++++ GIVEN RECORDS ++++

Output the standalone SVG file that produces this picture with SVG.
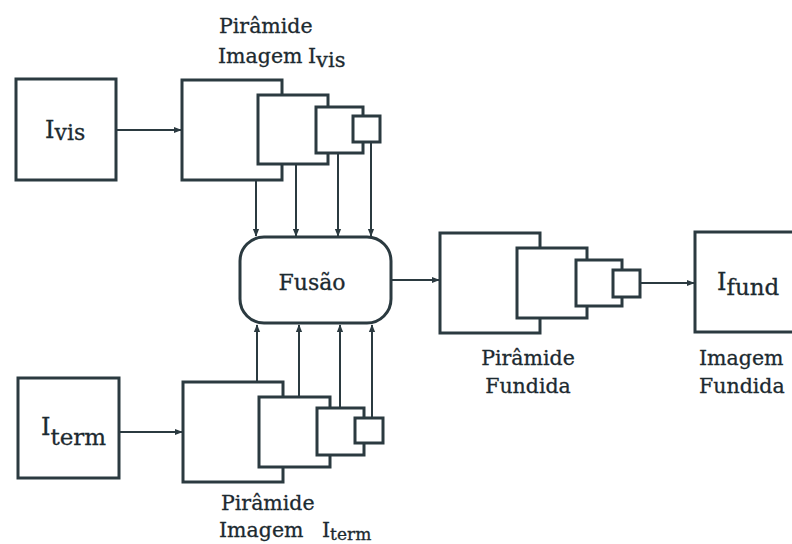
<svg xmlns="http://www.w3.org/2000/svg" width="792" height="544" viewBox="0 0 792 544">
<defs>
<marker id="ah" viewBox="0 0 10 10" refX="9" refY="5" markerWidth="4" markerHeight="4" orient="auto" markerUnits="strokeWidth">
<path d="M0,1 L10,5 L0,9 z" fill="#2b3a40"/>
</marker>
<style>
.b{fill:#fff;stroke:#2b3a40;stroke-width:3}
.c{stroke:#2b3a40;stroke-width:2;fill:none;marker-end:url(#ah)}
text{font-family:"DejaVu Serif","Liberation Serif",serif;fill:#1c2a30;stroke:#1c2a30;stroke-width:0.3}
.l{font-size:20.5px}
</style>
</defs>
<rect width="792" height="544" fill="#fff"/>
<g id="connectors">
<line class="c" x1="116" y1="130" x2="181" y2="130"/>
<line class="c" x1="119" y1="432" x2="182" y2="432"/>
<line class="c" x1="256" y1="180" x2="256" y2="236"/>
<line class="c" x1="296" y1="164" x2="296" y2="236"/>
<line class="c" x1="338" y1="153" x2="338" y2="236"/>
<line class="c" x1="371" y1="142" x2="371" y2="236"/>
<line class="c" x1="257" y1="382" x2="257" y2="325"/>
<line class="c" x1="299" y1="397" x2="299" y2="325"/>
<line class="c" x1="340" y1="408" x2="340" y2="325"/>
<line class="c" x1="372" y1="418" x2="372" y2="325"/>
<line class="c" x1="391" y1="280" x2="439" y2="280"/>
<line class="c" x1="640" y1="283" x2="694" y2="283"/>
</g>
<g id="ivis">
<rect class="b" x="16" y="79" width="100" height="101"/>
<text x="45" y="138" font-size="24">I<tspan font-size="22" dy="2">vis</tspan></text>
</g>
<g id="iterm">
<rect class="b" x="18" y="378" width="101" height="100"/>
<text x="41" y="435" font-size="24">I<tspan font-size="23" dy="10">term</tspan></text>
</g>
<g id="pyr-vis">
<rect class="b" x="182" y="80" width="100" height="100"/>
<rect class="b" x="258" y="95" width="70" height="69"/>
<rect class="b" x="316" y="107" width="47" height="46"/>
<rect class="b" x="353" y="116" width="27" height="26"/>
<text class="l" x="219" y="33">Pirâmide</text>
<text class="l" x="218" y="63">Imagem</text>
<text class="l" x="308" y="63">I<tspan font-size="21" dy="4">vis</tspan></text>
</g>
<g id="pyr-term">
<rect class="b" x="183" y="382" width="100" height="100"/>
<rect class="b" x="259" y="397" width="71" height="70"/>
<rect class="b" x="317" y="408" width="47" height="47"/>
<rect class="b" x="355" y="418" width="28" height="25"/>
<text class="l" x="221" y="510">Pirâmide</text>
<text class="l" x="219" y="537">Imagem</text>
<text class="l" x="322" y="537">I<tspan font-size="17" dy="3">term</tspan></text>
</g>
<g id="fusao">
<rect class="b" x="240" y="237" width="151" height="86" rx="24" ry="24"/>
<text x="312" y="290" font-size="22" text-anchor="middle">Fusão</text>
</g>
<g id="pyr-fund">
<rect class="b" x="440" y="233" width="100" height="100"/>
<rect class="b" x="517" y="248" width="70" height="70"/>
<rect class="b" x="576" y="260" width="46" height="46"/>
<rect class="b" x="613" y="270" width="27" height="27"/>
<text class="l" x="528" y="365" text-anchor="middle">Pirâmide</text>
<text class="l" x="528" y="393" text-anchor="middle">Fundida</text>
</g>
<g id="ifund">
<rect class="b" x="695" y="232" width="110" height="100"/>
<text x="717" y="290" font-size="24">I<tspan font-size="23" dy="5">fund</tspan></text>
<text class="l" x="699" y="365">Imagem</text>
<text class="l" x="699" y="393">Fundida</text>
</g>
</svg>
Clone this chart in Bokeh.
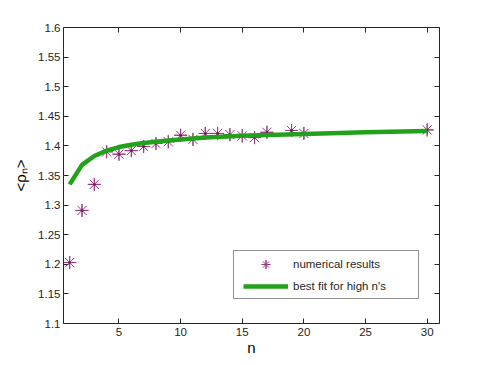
from bokeh.plotting import figure
from bokeh.models import LinearAxis, FixedTicker, Range1d, Legend, LegendItem
from bokeh.embed import file_html
from bokeh.resources import INLINE

# numerical results
n_num = [1, 2, 3, 4, 5, 6, 7, 8, 9, 10, 11, 12, 13, 14, 15, 16, 17, 19, 20, 30]
rho_num = [1.203, 1.291, 1.335, 1.390, 1.386, 1.392, 1.399, 1.404, 1.407, 1.418,
           1.411, 1.421, 1.421, 1.419, 1.417, 1.414, 1.423, 1.426, 1.421, 1.427]

# best fit for high n's
n_fit = [1, 2, 3, 4, 5, 6, 7, 8, 9, 10, 12, 15, 20, 25, 30]
rho_fit = [1.335, 1.368, 1.383, 1.392, 1.398, 1.402, 1.405, 1.407, 1.409, 1.411,
           1.414, 1.417, 1.420, 1.423, 1.425]

x_ticks = [5, 10, 15, 20, 25, 30]
y_ticks = [1.1, 1.15, 1.2, 1.25, 1.3, 1.35, 1.4, 1.45, 1.5, 1.55, 1.6]
y_tick_labels = ["1.1", "1.15", "1.2", "1.25", "1.3", "1.35", "1.4", "1.45", "1.5", "1.55", "1.6"]
x_lim = (0.5, 31)
y_lim = (1.1, 1.6)

FONT = "Liberation Sans"
AX = "#262626"
PURPLE = "#9a3a80"
GREEN = "#22a21a"

p = figure(width=485, height=365, output_backend="svg", toolbar_location=None,
           x_range=Range1d(*x_lim), y_range=Range1d(*y_lim),
           min_border_left=63, min_border_right=46, min_border_top=27, min_border_bottom=42)
p.grid.visible = False
p.outline_line_color = None
p.background_fill_color = "white"
p.border_fill_color = "white"

def style(ax, labels=True):
    ax.major_tick_in = 5
    ax.major_tick_out = 0
    ax.minor_tick_line_color = None
    ax.axis_line_color = AX
    ax.major_tick_line_color = AX
    ax.major_label_text_font = FONT
    ax.major_label_text_color = AX if labels else None
    ax.major_label_text_font_size = "11.5px"
    ax.axis_label_text_font = FONT
    ax.axis_label_text_font_style = "normal"
    ax.axis_label_text_color = "black"
    ax.axis_label_text_font_size = "15px"

p.xaxis.ticker = FixedTicker(ticks=x_ticks)
p.yaxis.ticker = FixedTicker(ticks=y_ticks)
p.yaxis.major_label_overrides = {t: s for t, s in zip(y_ticks, y_tick_labels)}
p.xaxis.axis_label = "n"
p.yaxis.axis_label = "<ρₙ>"
style(p.xaxis[0])
style(p.yaxis[0])
p.xaxis.major_label_standoff = 4
p.xaxis.axis_label_standoff = 0
p.yaxis.major_label_standoff = 3
p.yaxis.axis_label_standoff = 6

top = LinearAxis(ticker=FixedTicker(ticks=x_ticks))
style(top, labels=False)
top.major_label_standoff = 0
p.add_layout(top, "above")
right = LinearAxis(ticker=FixedTicker(ticks=y_ticks))
style(right, labels=False)
right.major_label_standoff = 0
p.add_layout(right, "right")

r1 = p.scatter(n_num, rho_num, marker="asterisk", size=13, line_color=PURPLE, line_width=1)
r2 = p.scatter(n_num, rho_num, marker="cross", size=13, line_color=PURPLE, line_width=1)
r3 = p.scatter(n_num, rho_num, marker="circle", size=2.5, fill_color="#6a1a55", line_color=None)
rl = p.line(n_fit, rho_fit, line_width=4.5, line_color=GREEN)

legend = Legend(items=[LegendItem(label="numerical results", renderers=[r1, r2]),
                       LegendItem(label="best fit for high n's", renderers=[rl])],
                location=(170, 24), glyph_width=45, glyph_height=22, label_height=22,
                label_width=116, label_standoff=5,
                padding=dict(left=9, right=9, top=2, bottom=1), spacing=0,
                label_text_font=FONT, label_text_font_size="11.5px", label_text_color=AX,
                border_line_color=AX, border_line_width=1,
                background_fill_color="white", background_fill_alpha=1.0)
p.add_layout(legend)

open("out.html", "w").write(file_html(p, INLINE))
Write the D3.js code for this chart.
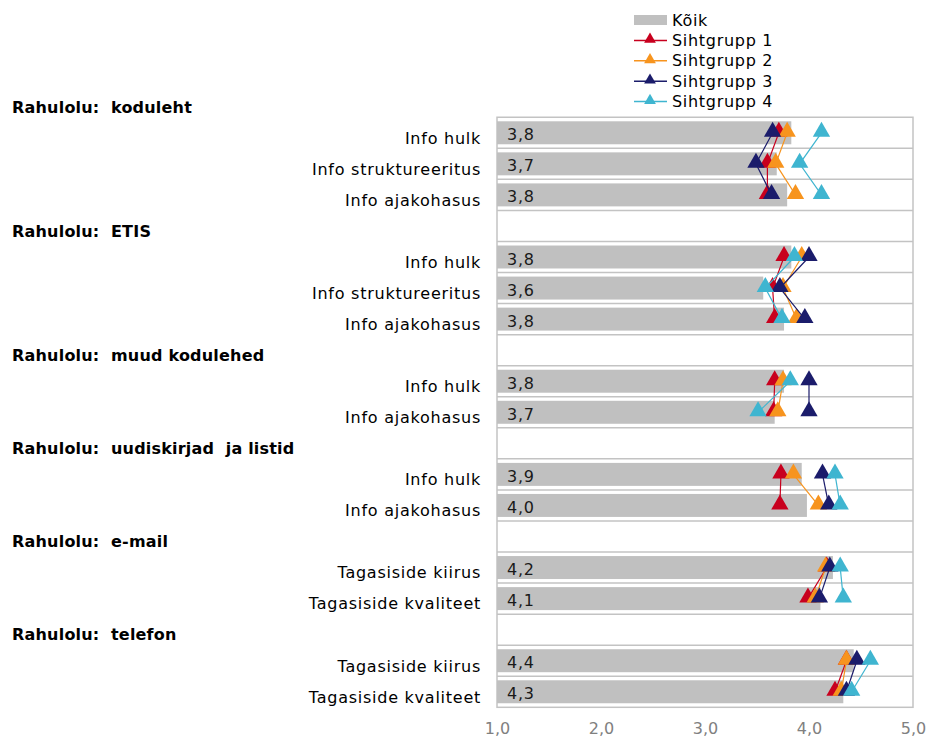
<!DOCTYPE html>
<html>
  <head>
    <meta charset="utf-8">
    <title>Rahulolu</title>
    <script src="https://cdn.jsdelivr.net/npm/d3@7"></script>
    <style>
      body { margin: 0; background: #fff; }
      svg { display: block; }
      text { font-family: "DejaVu Sans", Verdana, sans-serif; }
    </style>
  </head>
  <body>
    <div id="chart"></div>
    <script>
      // group headers and the questions under each
      var groups = ["Rahulolu:  koduleht", "Rahulolu:  ETIS", "Rahulolu:  muud kodulehed",
                    "Rahulolu:  uudiskirjad  ja listid", "Rahulolu:  e-mail", "Rahulolu:  telefon"];
      var items = [
        ["Info hulk", "Info struktureeritus", "Info ajakohasus"],
        ["Info hulk", "Info struktureeritus", "Info ajakohasus"],
        ["Info hulk", "Info ajakohasus"],
        ["Info hulk", "Info ajakohasus"],
        ["Tagasiside kiirus", "Tagasiside kvaliteet"],
        ["Tagasiside kiirus", "Tagasiside kvaliteet"]
      ];

      // values (scale 1..5)
      var koik       = [[3.83, 3.69, 3.79], [3.83, 3.56, 3.76], [3.76, 3.67], [3.93, 3.98], [4.23, 4.11], [4.43, 4.33]];
      var sihtgrupp1 = [[3.71, 3.60, 3.60], [3.76, 3.65, 3.67], [3.67, 3.66], [3.73, 3.72], [4.17, 3.99], [4.36, 4.25]];
      var sihtgrupp2 = [[3.79, 3.68, 3.87], [3.93, 3.75, 3.88], [3.75, 3.70], [3.85, 4.09], [4.16, 4.06], [4.36, 4.31]];
      var sihtgrupp3 = [[3.65, 3.49, 3.64], [4.00, 3.72, 3.96], [4.00, 4.00], [4.13, 4.19], [4.20, 4.10], [4.46, 4.36]];
      var sihtgrupp4 = [[4.12, 3.91, 4.12], [3.86, 3.58, 3.74], [3.82, 3.51], [4.25, 4.30], [4.30, 4.33], [4.59, 4.41]];

      var seriesNames = ["Sihtgrupp 1", "Sihtgrupp 2", "Sihtgrupp 3", "Sihtgrupp 4"];
      var seriesValues = [sihtgrupp1, sihtgrupp2, sihtgrupp3, sihtgrupp4];
      var seriesColors = ["#c8001e", "#f7941e", "#1b1c6b", "#3fb5d0"];
      var xTicks = [1, 2, 3, 4, 5];

      // flatten to rows: header row then item rows
      var rows = [];
      groups.forEach(function(g, gi) {
        rows.push({key: "g" + gi, header: true, label: g});
        items[gi].forEach(function(lab, ii) {
          rows.push({key: "g" + gi + "-" + ii, header: false, label: lab, gi: gi, ii: ii, value: koik[gi][ii]});
        });
      });

      var width = 928, height = 740;
      var svg = d3.select("#chart").append("svg")
        .attr("width", width).attr("height", height);

      var x = d3.scaleLinear().domain([1, 5]).range([497, 913]);
      var y = d3.scaleBand().domain(rows.map(function(d) { return d.key; })).range([86.2, 707.3]);
      var bh = y.bandwidth() * 0.74;
      var mid = function(k) { return y(k) + y.bandwidth() / 2; };

      var plotTop = y(rows[1].key), plotBottom = y.range()[1];

      // row gridlines
      svg.append("g").selectAll("line")
        .data(rows.slice(2))
        .enter().append("line")
          .attr("x1", x(1)).attr("x2", x(5))
          .attr("y1", function(d) { return y(d.key); })
          .attr("y2", function(d) { return y(d.key); })
          .attr("stroke", "#c3c3c3").attr("stroke-width", 1.5);

      svg.append("rect")
        .attr("x", x(1)).attr("y", plotTop)
        .attr("width", x(5) - x(1)).attr("height", plotBottom - plotTop)
        .attr("fill", "none").attr("stroke", "#c3c3c3").attr("stroke-width", 1.5);

      var dataRows = rows.filter(function(d) { return !d.header; });

      // bars
      svg.append("g").selectAll("rect")
        .data(dataRows)
        .enter().append("rect")
          .attr("x", x(1))
          .attr("y", function(d) { return y(d.key) + (y.bandwidth() - bh) / 2; })
          .attr("width", function(d) { return x(d.value) - x(1); })
          .attr("height", bh)
          .attr("fill", "#c0c0c0");

      // bar labels
      svg.append("g").selectAll("text")
        .data(dataRows)
        .enter().append("text")
          .attr("x", x(1) + 10)
          .attr("y", function(d) { return mid(d.key) + 7.5; })
          .attr("font-size", 16)
          .attr("letter-spacing", 0.7)
          .attr("fill", "#1a1a1a")
          .text(function(d) { return d.value.toFixed(1).replace(".", ","); });

      // category labels
      svg.append("g").selectAll("text")
        .data(rows)
        .enter().append("text")
          .attr("x", function(d) { return d.header ? 12 : 481; })
          .attr("y", function(d) { return mid(d.key) + 10.8; })
          .attr("text-anchor", function(d) { return d.header ? "start" : "end"; })
          .attr("font-size", 16)
          .attr("letter-spacing", function(d) { return d.header ? 0.2 : 0.75; })
          .attr("font-weight", function(d) { return d.header ? "bold" : "normal"; })
          .attr("fill", "#000")
          .style("white-space", "pre")
          .text(function(d) { return d.label; });

      var tri = d3.symbol().type(d3.symbolTriangle).size(130);

      // series: lines within each group + triangle markers
      seriesValues.forEach(function(vals, si) {
        var sg = svg.append("g");
        var line = d3.line()
          .x(function(d) { return x(d.v); })
          .y(function(d) { return mid(d.key); });
        groups.forEach(function(g, gi) {
          var pts = items[gi].map(function(lab, ii) { return {key: "g" + gi + "-" + ii, v: vals[gi][ii]}; });
          sg.append("path")
            .attr("d", line(pts))
            .attr("fill", "none")
            .attr("stroke", seriesColors[si])
            .attr("stroke-width", 1.2);
          sg.selectAll(null)
            .data(pts)
            .enter().append("path")
              .attr("d", tri)
              .attr("transform", function(d) {
                return "translate(" + x(d.v) + "," + (mid(d.key) - 1) + ")";
              })
              .attr("fill", seriesColors[si]);
        });
      });

      // x axis
      var xAxis = svg.append("g")
        .attr("transform", "translate(0," + (plotBottom + 12) + ")")
        .call(d3.axisBottom(x).tickValues(xTicks).tickSize(0)
          .tickFormat(function(d) { return d3.format(".1f")(d).replace(".", ","); }));
      xAxis.select(".domain").remove();
      xAxis.selectAll("text")
        .attr("font-size", 16)
        .attr("font-family", "'DejaVu Sans', Verdana, sans-serif")
        .attr("fill", "#808080");

      // legend
      var legend = svg.append("g");
      var ly = 20, lstep = 20.4;
      legend.append("rect")
        .attr("x", 634).attr("y", ly - 5).attr("width", 33).attr("height", 10)
        .attr("fill", "#c0c0c0");
      legend.append("text")
        .attr("x", 672).attr("y", ly).attr("dy", "0.35em")
        .attr("font-size", 16).attr("letter-spacing", 0.7).text("Kõik");
      seriesNames.forEach(function(name, i) {
        var yy = ly + lstep * (i + 1);
        legend.append("line")
          .attr("x1", 634).attr("x2", 667).attr("y1", yy).attr("y2", yy)
          .attr("stroke", seriesColors[i]).attr("stroke-width", 1.5);
        legend.append("path")
          .attr("d", d3.symbol().type(d3.symbolTriangle).size(60))
          .attr("transform", "translate(650," + (yy - 1) + ")")
          .attr("fill", seriesColors[i]);
        legend.append("text")
          .attr("x", 672).attr("y", yy).attr("dy", "0.35em")
          .attr("font-size", 16).attr("letter-spacing", 0.7).text(name);
      });
    </script>
  </body>
</html>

++++

WORK TO BE COMPLETED: From the records above, extract the lines from the one holding "Clone this chart in Bokeh." through the one holding "1.426, 1.421, 1.427]", word for word; omit the pictures.

EXPECTED OUTPUT:
Clone this chart in Bokeh.
from bokeh.plotting import figure
from bokeh.models import LinearAxis, FixedTicker, Range1d, Legend, LegendItem
from bokeh.embed import file_html
from bokeh.resources import INLINE

# numerical results
n_num = [1, 2, 3, 4, 5, 6, 7, 8, 9, 10, 11, 12, 13, 14, 15, 16, 17, 19, 20, 30]
rho_num = [1.203, 1.291, 1.335, 1.390, 1.386, 1.392, 1.399, 1.404, 1.407, 1.418,
           1.411, 1.421, 1.421, 1.419, 1.417, 1.414, 1.423, 1.426, 1.421, 1.427]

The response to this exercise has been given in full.